* [Problem to work on] Do not repeat pictures. Repeat exactly the lines of the listing below from its first line through the line with "import seaborn as sns".

Start of Collected data

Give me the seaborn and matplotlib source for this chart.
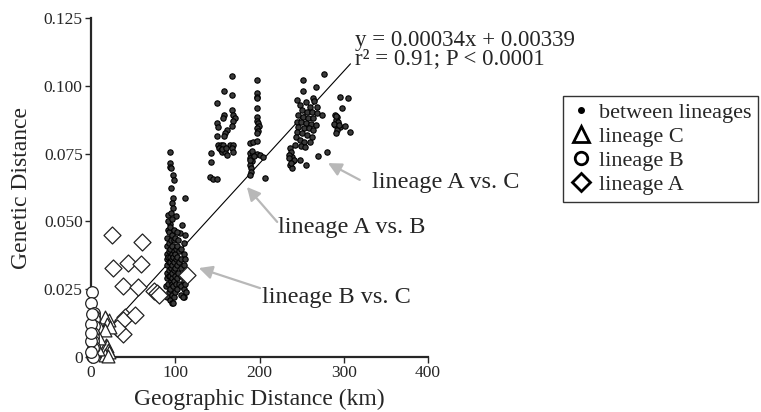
import numpy as np
import pandas as pd
import matplotlib
matplotlib.use('Agg')
import matplotlib.pyplot as plt
from matplotlib.lines import Line2D
import seaborn as sns

# (geographic distance km, genetic distance)
between_lineages = [
    # lineage B vs C cluster (~100 km)
    (93.8, 0.0757), (93.8, 0.0714), (94.0, 0.0702), (94.5, 0.0696), (97.7, 0.0671),
    (98.9, 0.0653), (95.0, 0.0624), (111.6, 0.0585), (97.7, 0.0585), (96.5, 0.0567),
    (97.7, 0.0548), (91.8, 0.0524), (100.5, 0.0521), (107.6, 0.0487), (93.8, 0.0492),
    (99.0, 0.0465), (105.6, 0.0456), (111.6, 0.0450),
    (90.2, 0.0220), (89.6, 0.0260), (90.4, 0.0290), (89.8, 0.0310), (90.6, 0.0340),
    (90.0, 0.0360), (90.5, 0.0380), (89.7, 0.0410), (90.3, 0.0440), (90.8, 0.0470),
    (92.1, 0.0240), (91.7, 0.0270), (92.4, 0.0300), (92.0, 0.0320), (92.6, 0.0350),
    (91.8, 0.0370), (92.3, 0.0390), (92.0, 0.0420), (92.5, 0.0460), (91.9, 0.0500),
    (94.2, 0.0210), (93.8, 0.0250), (94.4, 0.0280), (94.0, 0.0300), (94.6, 0.0330),
    (93.9, 0.0350), (94.3, 0.0370), (94.1, 0.0400), (94.7, 0.0430), (93.6, 0.0480),
    (94.4, 0.0530), (96.1, 0.0200), (95.8, 0.0230), (96.4, 0.0270), (96.0, 0.0290),
    (96.3, 0.0310), (95.7, 0.0340), (96.5, 0.0360), (96.2, 0.0380), (95.9, 0.0410),
    (96.6, 0.0450), (96.0, 0.0510), (98.2, 0.0220), (97.8, 0.0260), (98.4, 0.0280),
    (98.0, 0.0320), (98.3, 0.0350), (97.9, 0.0370), (98.5, 0.0390), (98.1, 0.0430),
    (98.6, 0.0470), (100.1, 0.0240), (100.4, 0.0270), (99.8, 0.0300), (100.2, 0.0330),
    (100.6, 0.0360), (99.9, 0.0380), (100.3, 0.0400), (100.0, 0.0440), (102.2, 0.0250),
    (101.8, 0.0290), (102.4, 0.0340), (102.0, 0.0370), (102.3, 0.0410), (101.9, 0.0460),
    (104.1, 0.0270), (103.8, 0.0310), (104.4, 0.0350), (104.0, 0.0390), (103.7, 0.0430),
    (107.2, 0.0230), (106.8, 0.0260), (107.4, 0.0300), (107.0, 0.0330), (107.3, 0.0360),
    (106.9, 0.0400), (110.1, 0.0220), (109.8, 0.0250), (110.3, 0.0280), (109.9, 0.0310),
    (110.4, 0.0340), (110.0, 0.0380), (110.2, 0.0420), (112.2, 0.0240), (111.9, 0.0270),
    (112.4, 0.0300), (112.0, 0.0360), (97.7, 0.0198), (109.6, 0.0222),
    # lineage A vs B (~150-170 km)
    (167.0, 0.1037), (157.9, 0.0981), (167.0, 0.0966), (150.0, 0.0935), (167.0, 0.0911),
    (157.9, 0.0892), (157.0, 0.0882), (169.0, 0.0892), (171.0, 0.0880), (168.0, 0.0870),
    (150.0, 0.0862), (150.5, 0.0849), (167.0, 0.0853), (161.0, 0.0837), (159.0, 0.0825),
    (150.0, 0.0816), (158.0, 0.0816), (151.0, 0.0782), (154.0, 0.0782), (157.0, 0.0782),
    (152.0, 0.0772), (154.0, 0.0763), (156.0, 0.0755), (159.0, 0.0755), (161.0, 0.0745),
    (165.0, 0.0780), (169.0, 0.0780), (167.0, 0.0770), (169.0, 0.0755), (143.0, 0.0751),
    (143.0, 0.0720), (141.0, 0.0665), (145.0, 0.0657), (150.0, 0.0657), (155.0, 0.0768),
    (160.0, 0.0770),
    # lineage A vs B (~190-205 km)
    (196.7, 0.1021), (196.7, 0.0972), (196.7, 0.0960), (196.7, 0.0954), (196.7, 0.0917),
    (196.7, 0.0886), (197.0, 0.0870), (198.0, 0.0862), (199.0, 0.0853), (197.0, 0.0843),
    (198.0, 0.0833), (197.0, 0.0825), (188.7, 0.0788), (192.7, 0.0792), (196.7, 0.0795),
    (188.7, 0.0751), (192.7, 0.0747), (196.7, 0.0747), (200.6, 0.0745), (204.5, 0.0739),
    (188.7, 0.0733), (190.7, 0.0721), (188.7, 0.0708), (190.5, 0.0696), (189.5, 0.0684),
    (188.7, 0.0671), (206.5, 0.0659), (191.0, 0.0760), (194.0, 0.0740), (189.0, 0.0725),
    # lineage A vs C (~235-280 km)
    (251.2, 0.1021), (277.0, 0.1042), (251.2, 0.0981), (267.0, 0.0997), (244.9, 0.0948),
    (255.2, 0.0941), (263.9, 0.0956), (265.0, 0.0944), (248.0, 0.0929), (260.0, 0.0923),
    (268.6, 0.0923), (250.0, 0.0911), (256.0, 0.0905), (261.9, 0.0905), (267.8, 0.0899),
    (273.8, 0.0892), (246.1, 0.0892), (252.0, 0.0886), (258.0, 0.0880), (263.9, 0.0880),
    (244.1, 0.0868), (248.8, 0.0865), (255.2, 0.0862), (260.7, 0.0858), (267.0, 0.0855),
    (246.1, 0.0849), (252.8, 0.0845), (259.1, 0.0843), (263.9, 0.0837), (244.1, 0.0831),
    (250.0, 0.0825), (256.0, 0.0819), (261.9, 0.0812), (243.3, 0.0812), (248.0, 0.0800),
    (252.8, 0.0794), (259.9, 0.0792), (242.1, 0.0782), (248.8, 0.0779), (254.0, 0.0776),
    (236.2, 0.0770), (237.0, 0.0755), (238.0, 0.0739), (239.3, 0.0721), (236.2, 0.0708),
    (238.0, 0.0696), (235.4, 0.0745), (240.9, 0.0727), (235.5, 0.0733), (237.0, 0.0715),
    (248.0, 0.0727), (255.2, 0.0708), (269.0, 0.0743), (279.7, 0.0757),
    # lineage A vs C (~290-305 km)
    (295.5, 0.0960), (305.4, 0.0954), (297.5, 0.0917), (289.6, 0.0892), (292.3, 0.0886),
    (290.8, 0.0874), (293.5, 0.0868), (289.6, 0.0855), (295.5, 0.0849), (291.6, 0.0837),
    (290.8, 0.0825), (301.5, 0.0853), (307.4, 0.0831), (288.0, 0.0860), (291.0, 0.0890),
    (294.0, 0.0855),
]

lineage_a = [
    (24.5, 0.0450), (60.2, 0.0425), (25.7, 0.0327), (44.3, 0.0348), (59.0, 0.0342),
    (37.6, 0.0262), (56.2, 0.0259), (74.8, 0.0245), (78.0, 0.0237), (81.1, 0.0229),
    (40.4, 0.0149), (38.3, 0.0136), (52.2, 0.0154), (37.6, 0.0085), (113.6, 0.0302),
    (12.7, 0.0106), (30.5, 0.0106),
]

lineage_b = [
    (0.8, 0.0241), (0.5, 0.0198), (3.6, 0.0163), (3.6, 0.0151), (3.6, 0.0139),
    (3.6, 0.0114), (2.5, 0.0087), (2.5, 0.0073), (2.5, 0.0060), (3.6, 0.0038),
    (2.5, 0.0032), (0.8, 0.0004), (2.5, 0.0001), (0.0, 0.0120), (0.0, 0.0060),
    (0.0, 0.0020), (1.0, 0.0160), (0.5, 0.0090),
]

lineage_c = [
    (17.8, 0.0139), (21.7, 0.0136), (16.6, 0.0149), (19.4, 0.0122), (10.7, 0.0107),
    (22.5, 0.0112), (16.6, 0.0100), (17.8, 0.0044), (18.6, 0.0040), (20.5, 0.0026),
    (21.7, 0.0020), (16.6, 0.0007), (20.0, 0.0005), (8.0, 0.0030), (10.0, 0.0070),
]

slope, intercept = 0.00034, 0.00339
fit_range = [20, 308]
equation = 'y = 0.00034x + 0.00339\nr² = 0.91; P < 0.0001'

x_ticks = [0, 100, 200, 300, 400]
y_ticks = [0, 0.025, 0.050, 0.075, 0.100, 0.125]
y_tick_labels = ['0', '0.025', '0.050', '0.075', '0.100', '0.125']


def to_df(points, group):
    df = pd.DataFrame(points, columns=['geo', 'gen'])
    df['group'] = group
    return df


sns.set_style('ticks')
plt.rcParams['font.family'] = ['Liberation Serif', 'DejaVu Serif']

fig = plt.figure(figsize=(7.61, 4.12), dpi=100)
ax = fig.add_axes([0.1196, 0.1335, 0.4428, 0.8228])

# regression line
fx = np.array(fit_range, dtype=float)
ax.plot(fx, slope * fx + intercept, color='black', lw=0.8, zorder=1)

sns.scatterplot(data=to_df(between_lineages, 'between'), x='geo', y='gen', ax=ax,
                marker='o', s=15, color='#3a3a3a', edgecolor='black', linewidth=0.8,
                zorder=2, legend=False)
sns.scatterplot(data=to_df(lineage_a, 'A'), x='geo', y='gen', ax=ax,
                marker='D', s=75, facecolor='white', edgecolor='#222222', linewidth=0.9,
                zorder=3, legend=False)
sns.scatterplot(data=to_df(lineage_c, 'C'), x='geo', y='gen', ax=ax,
                marker='^', s=85, facecolor='white', edgecolor='#222222', linewidth=0.9,
                zorder=3, legend=False)
sns.scatterplot(data=to_df(lineage_b, 'B'), x='geo', y='gen', ax=ax,
                marker='o', s=70, facecolor='white', edgecolor='#222222', linewidth=0.9,
                zorder=4, legend=False)
for coll in ax.collections:
    coll.set_clip_on(False)

ax.set_xlim(0, 400)
ax.set_ylim(0, 0.125)
ax.set_xticks(x_ticks)
ax.set_yticks(y_ticks)
ax.set_yticklabels(y_tick_labels)
ax.tick_params(axis='both', direction='out', length=4, width=1, labelsize=12.5, pad=2)
for side in ['top', 'right']:
    ax.spines[side].set_visible(False)
for side in ['left', 'bottom']:
    ax.spines[side].set_linewidth(1.6)

ax.set_xlabel('Geographic Distance (km)', fontsize=17)
ax.set_ylabel('Genetic Distance', fontsize=17)
ax.xaxis.set_label_coords(0.5, -0.095)
ax.yaxis.set_label_coords(-0.175, 0.5)

# equation, two tight lines in one text
ax.text(313.4, 0.1205, equation, fontsize=16.5, va='top', ha='left', linespacing=0.8)

# labelled arrows
arrow_style = dict(arrowstyle='-|>', color='#b8b8b8', lw=1.6, mutation_scale=20,
                   shrinkA=0, shrinkB=0)
notes = [
    ('lineage A vs. C', (333.5, 0.0645), (319, 0.0653), (281.3, 0.0715)),
    ('lineage A vs. B', (222, 0.0476), (221, 0.0498), (185, 0.0627)),
    ('lineage B vs. C', (203, 0.0221), (200.6, 0.0254), (128, 0.0328)),
]
for label, text_pos, tail, tip in notes:
    ax.annotate('', xy=tip, xytext=tail, arrowprops=arrow_style, annotation_clip=False)
    ax.text(text_pos[0], text_pos[1], label, fontsize=17.5, va='center', ha='left')

handles = [
    Line2D([], [], ls='', marker='o', markersize=4, color='black'),
    Line2D([], [], ls='', marker='^', markersize=12, markerfacecolor='white',
           markeredgecolor='black', markeredgewidth=2),
    Line2D([], [], ls='', marker='o', markersize=9, markerfacecolor='white',
           markeredgecolor='black', markeredgewidth=2),
    Line2D([], [], ls='', marker='D', markersize=9, markerfacecolor='white',
           markeredgecolor='black', markeredgewidth=2),
]
labels = ['between lineages', 'lineage C', 'lineage B', 'lineage A']
leg = fig.legend(handles, labels, loc='upper left', bbox_to_anchor=(563 / 761, 1 - 96 / 412),
                 bbox_transform=fig.transFigure, frameon=True, fancybox=False,
                 fontsize=16, borderpad=0.3, handlelength=1.0, handletextpad=0.3,
                 labelspacing=0.15, borderaxespad=0)
leg.get_frame().set_edgecolor('black')
leg.get_frame().set_linewidth(1.0)

fig.savefig('out.png', dpi=100)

End of Collected data

* [Exercise result]
Give me the seaborn and matplotlib source for this chart.
import numpy as np
import pandas as pd
import matplotlib
matplotlib.use('Agg')
import matplotlib.pyplot as plt
from matplotlib.lines import Line2D
import seaborn as sns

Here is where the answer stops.